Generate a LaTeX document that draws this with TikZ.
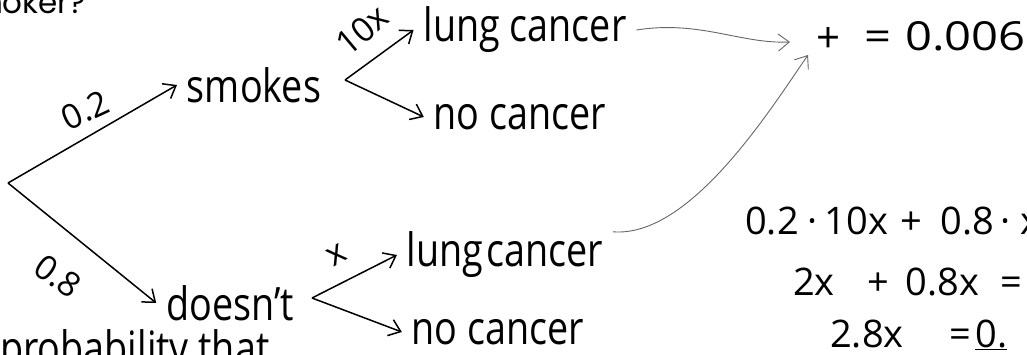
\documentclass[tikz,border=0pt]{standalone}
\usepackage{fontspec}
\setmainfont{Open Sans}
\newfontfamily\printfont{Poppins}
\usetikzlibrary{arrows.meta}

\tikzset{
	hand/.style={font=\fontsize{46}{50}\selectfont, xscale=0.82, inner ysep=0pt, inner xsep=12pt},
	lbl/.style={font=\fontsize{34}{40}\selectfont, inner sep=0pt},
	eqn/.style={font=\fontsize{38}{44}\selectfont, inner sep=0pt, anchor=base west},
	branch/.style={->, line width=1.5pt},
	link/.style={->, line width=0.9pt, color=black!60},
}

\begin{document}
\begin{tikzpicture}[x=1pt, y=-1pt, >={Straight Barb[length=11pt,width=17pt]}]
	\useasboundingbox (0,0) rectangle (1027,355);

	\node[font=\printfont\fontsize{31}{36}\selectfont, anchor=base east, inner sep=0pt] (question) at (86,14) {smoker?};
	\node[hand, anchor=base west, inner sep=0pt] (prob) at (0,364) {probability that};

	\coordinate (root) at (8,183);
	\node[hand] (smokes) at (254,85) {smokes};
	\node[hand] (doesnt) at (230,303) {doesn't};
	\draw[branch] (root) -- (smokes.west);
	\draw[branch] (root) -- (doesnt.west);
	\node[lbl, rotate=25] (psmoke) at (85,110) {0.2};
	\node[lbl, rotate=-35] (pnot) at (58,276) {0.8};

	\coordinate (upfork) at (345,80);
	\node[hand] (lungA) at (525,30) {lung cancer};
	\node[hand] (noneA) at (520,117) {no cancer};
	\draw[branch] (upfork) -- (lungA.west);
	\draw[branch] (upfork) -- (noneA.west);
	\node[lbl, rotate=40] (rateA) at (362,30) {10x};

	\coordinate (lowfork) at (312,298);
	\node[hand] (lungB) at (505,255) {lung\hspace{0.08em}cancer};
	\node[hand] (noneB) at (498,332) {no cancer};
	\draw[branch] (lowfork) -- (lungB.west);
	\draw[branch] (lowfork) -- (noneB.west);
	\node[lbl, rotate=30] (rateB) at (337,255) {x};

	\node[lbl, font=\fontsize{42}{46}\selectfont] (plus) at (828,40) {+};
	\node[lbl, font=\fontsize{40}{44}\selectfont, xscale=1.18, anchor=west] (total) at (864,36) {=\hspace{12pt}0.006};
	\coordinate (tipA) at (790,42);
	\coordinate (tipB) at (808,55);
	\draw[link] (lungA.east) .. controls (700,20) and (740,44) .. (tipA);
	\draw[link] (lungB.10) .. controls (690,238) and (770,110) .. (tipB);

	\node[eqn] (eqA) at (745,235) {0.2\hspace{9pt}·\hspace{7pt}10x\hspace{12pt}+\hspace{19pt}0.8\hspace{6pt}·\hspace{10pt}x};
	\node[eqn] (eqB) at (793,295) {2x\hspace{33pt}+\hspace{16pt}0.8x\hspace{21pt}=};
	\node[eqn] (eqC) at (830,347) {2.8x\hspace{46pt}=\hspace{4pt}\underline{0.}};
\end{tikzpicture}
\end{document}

===============

Given problem
Return only the lines running from the top of the data to the line that holds "rotate=30] (rateB) at". Include both of those lines, but skip the pictures.

Answer below
Generate a LaTeX document that draws this with TikZ.
\documentclass[tikz,border=0pt]{standalone}
\usepackage{fontspec}
\setmainfont{Open Sans}
\newfontfamily\printfont{Poppins}
\usetikzlibrary{arrows.meta}

\tikzset{
	hand/.style={font=\fontsize{46}{50}\selectfont, xscale=0.82, inner ysep=0pt, inner xsep=12pt},
	lbl/.style={font=\fontsize{34}{40}\selectfont, inner sep=0pt},
	eqn/.style={font=\fontsize{38}{44}\selectfont, inner sep=0pt, anchor=base west},
	branch/.style={->, line width=1.5pt},
	link/.style={->, line width=0.9pt, color=black!60},
}

\begin{document}
\begin{tikzpicture}[x=1pt, y=-1pt, >={Straight Barb[length=11pt,width=17pt]}]
	\useasboundingbox (0,0) rectangle (1027,355);

	\node[font=\printfont\fontsize{31}{36}\selectfont, anchor=base east, inner sep=0pt] (question) at (86,14) {smoker?};
	\node[hand, anchor=base west, inner sep=0pt] (prob) at (0,364) {probability that};

	\coordinate (root) at (8,183);
	\node[hand] (smokes) at (254,85) {smokes};
	\node[hand] (doesnt) at (230,303) {doesn't};
	\draw[branch] (root) -- (smokes.west);
	\draw[branch] (root) -- (doesnt.west);
	\node[lbl, rotate=25] (psmoke) at (85,110) {0.2};
	\node[lbl, rotate=-35] (pnot) at (58,276) {0.8};

	\coordinate (upfork) at (345,80);
	\node[hand] (lungA) at (525,30) {lung cancer};
	\node[hand] (noneA) at (520,117) {no cancer};
	\draw[branch] (upfork) -- (lungA.west);
	\draw[branch] (upfork) -- (noneA.west);
	\node[lbl, rotate=40] (rateA) at (362,30) {10x};

	\coordinate (lowfork) at (312,298);
	\node[hand] (lungB) at (505,255) {lung\hspace{0.08em}cancer};
	\node[hand] (noneB) at (498,332) {no cancer};
	\draw[branch] (lowfork) -- (lungB.west);
	\draw[branch] (lowfork) -- (noneB.west);
	\node[lbl, rotate=30] (rateB) at (337,255) {x};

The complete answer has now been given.